After having this article proofread by a certain machine code madman who goes by the name of Jaymin Kessler, he initially said, "but will kids really understand register spilling, stack frames, register allocation?". He instantly brought in a ton of abstract terminology that was invented primarily for compilers of higher level abstract languages. These are all pre-conceived notions that aren't needed to learn assembler at all – there's no need to even just have one stack in assembler, why not have three? (wait.. C doesn't let you do that so how? oh!) And you might not even use a stack frame at all, it's up to you; there is nothing abstract and pre-decided in machine code apart from the absolutes: memory, registers and instructions. What you do and where you take it from there is for the child's imagination. For example, quite often the stack related instructions in old 8-bit CPUs were used for fast clearing or setting memory, this flexibility is very pure yet easy to understand because it isn't at all abstract.

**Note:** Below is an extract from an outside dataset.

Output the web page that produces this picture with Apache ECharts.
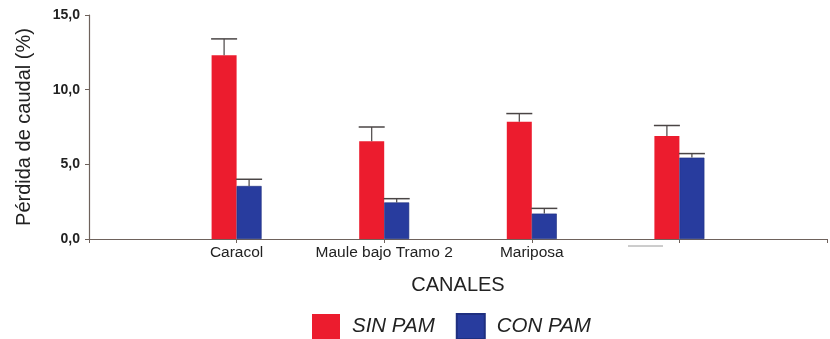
<!DOCTYPE html>
<html>
<head>
<meta charset="utf-8">
<script src="https://cdn.jsdelivr.net/npm/echarts@6/dist/echarts.min.js"></script>
<style>
  html, body { margin: 0; padding: 0; background: #ffffff; }
  #chart { width: 830px; height: 339px; }
</style>
</head>
<body>
<div id="chart"></div>
<script>
// Canal categories (empty slots keep the outer spacing of the axis)
const categories = ['', 'Caracol', 'Maule bajo Tramo 2', 'Mariposa', '', ''];
const barIndex = [1, 2, 3, 4];

// Flow loss (%) per canal, with and without PAM
const sinPam = [12.3, 6.55, 7.85, 6.9];
const conPam = [3.55, 2.45, 1.7, 5.45];

// Upper end of the error bars
const sinPamErr = [13.4, 7.5, 8.4, 7.6];
const conPamErr = [4.0, 2.7, 2.05, 5.72];

const yTicks = [0, 5, 10, 15];

const RED = '#ec1c2e';
const BLUE = '#283c9e';
const AXIS = '#6e625c';
const BAR_W = 25;
const FONT = 'Liberation Sans, Arial, sans-serif';

function toBarData(vals) {
  return vals.map((v, i) => [barIndex[i], v]);
}
function toErrData(vals, tops) {
  return vals.map((v, i) => [barIndex[i], v, tops[i]]);
}

function errorRenderer(shift) {
  return function (params, api) {
    const base = api.coord([api.value(0), api.value(1)]);
    const top = api.coord([api.value(0), api.value(2)]);
    const x = base[0] + shift;
    const half = 13;
    return {
      type: 'group',
      children: [
        { type: 'line', shape: { x1: x, y1: base[1], x2: x, y2: top[1] },
          style: { stroke: '#4a4545', lineWidth: 1.2 } },
        { type: 'line', shape: { x1: x - half, y1: top[1], x2: x + half, y2: top[1] },
          style: { stroke: '#4a4545', lineWidth: 1.5 } }
      ]
    };
  };
}

const chart = echarts.init(document.getElementById('chart'), null, { renderer: 'canvas' });

chart.setOption({
  animation: false,
  backgroundColor: '#ffffff',
  grid: { left: 89, right: 2, top: 15, bottom: 100, containLabel: false },
  legend: {
    top: 313,
    left: 312,
    padding: 0,
    icon: 'rect',
    itemWidth: 28,
    itemHeight: 25,
    itemGap: 21,
    data: ['SIN PAM', 'CON PAM'],
    textStyle: { fontFamily: FONT, fontSize: 20.5, fontStyle: 'italic', color: '#222', padding: [0, 0, 0, 7] }
  },
  xAxis: {
    type: 'category',
    data: categories,
    boundaryGap: false,
    name: 'CANALES',
    nameLocation: 'middle',
    nameGap: 36,
    nameTextStyle: { fontFamily: FONT, fontSize: 20, color: '#222' },
    axisLine: { lineStyle: { color: AXIS, width: 1.2 } },
    axisTick: { show: true, length: 4, lineStyle: { color: AXIS } },
    axisLabel: { fontFamily: FONT, fontSize: 15.5, color: '#222', margin: 6, interval: 0 },
    splitLine: { show: false }
  },
  yAxis: {
    type: 'value',
    min: 0,
    max: 15,
    interval: 5,
    name: 'Pérdida de caudal (%)',
    nameLocation: 'middle',
    nameGap: 55,
    nameTextStyle: { fontFamily: FONT, fontSize: 20, color: '#222' },
    axisLine: { show: true, lineStyle: { color: AXIS, width: 1.2 } },
    axisTick: { show: true, length: 4, lineStyle: { color: AXIS } },
    axisLabel: {
      fontFamily: FONT, fontSize: 14, fontWeight: 'bold', color: '#222', margin: 9,
      formatter: v => yTicks.includes(v) ? v.toFixed(1).replace('.', ',') : ''
    },
    splitLine: { show: false }
  },
  series: [
    {
      name: 'SIN PAM', type: 'bar', data: toBarData(sinPam),
      barWidth: BAR_W, barGap: '0%',
      itemStyle: { color: RED }
    },
    {
      name: 'CON PAM', type: 'bar', data: toBarData(conPam),
      barWidth: BAR_W, barGap: '0%',
      itemStyle: { color: BLUE, borderColor: '#1f2f80', borderWidth: 0.6 }
    },
    {
      type: 'custom', renderItem: errorRenderer(-BAR_W / 2),
      data: toErrData(sinPam, sinPamErr), z: 5, silent: true
    },
    {
      type: 'custom', renderItem: errorRenderer(BAR_W / 2),
      data: toErrData(conPam, conPamErr), z: 5, silent: true
    }
  ],
  graphic: [
    { type: 'line', shape: { x1: 628, y1: 246, x2: 663, y2: 246 },
      style: { stroke: '#9a9a9a', lineWidth: 1 } }
  ]
});
</script>
</body>
</html>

Twelve Small Steps To Learn Machine Code

To round things up here's a simple list of concepts that a child should find fairly easy to learn (I did):

  • 1. Binary – show them how binary values can be visualized by using a monochrome bitmap screen and writing values into it. Show how 8 values can form an 8x8 grid and be "seen" as the letter "A". Ask them to calculate the 8 values to display the first letter in their name.
  • 2. Hexadecimal – 8 bit is fine to begin with and then show them fun things such as calculating the decimal value of B00B.
  • 3. Registers – visualise them as your fingers, limited in number.
  • 4. Memory – a neatly sliced cake or the keys on a piano are good visual aids.
  • 5. Instructions for simple math combined with loading and storing. LOAD/STORE/ADD equivalents.
  • 6. Looping and the concept of counters.
  • 7. Binary math – show them how "shifting right" divides by two and make sure they understand why. Explain XOR/AND/OR and how they can used visually for inversing, blending and masking.
  • 8. Explain calling and the concept of return (GOSUB/RETURN should be a concept they are already familiar with from BASIC), and teach them register preservation (a slightly abstract concept but one that is quickly learnt).
  • 9. Teach how a single stack works (perhaps combined with 8.) and the concept of push/pop LIFO for temporary storage (in the old-school 8-bit sense).
  • 10. Concepts of data structure (relative access methods) and arrays of repeated structure.
  • 11. Above all show them how much faster it all runs compared to BASIC, this is the hook!
  • 12. Then simply expand and combine all of the above.

BUT BUT...

After writing this and extolling the virtues of BASIC and machine code there is an important saddening point I really have to add and that is that we now live in a day and age where machine code has been so far hidden from us it is actually difficult to find a good platform to give a 10 year old to start on. BASIC doesn't exist anymore either, not as far as I'm aware anyway, so my question to the readership is, given the pre-requisite of "little to no abstraction", do you know of a good replacement for the old BASIC -> Assembler path of learning for pre-teens that produced so many amazing programmers during the 80s and very early 90s?

Please Do Note However: Throughout this article when I am talking about machine code, I am talking about real chips, such as Z80, 6502, 68000, MIPS, ARM, etc, and not about the bastard-child we call x86 architecture or any of its variants. Don't let your children anywhere near that pile of stinking bat poo.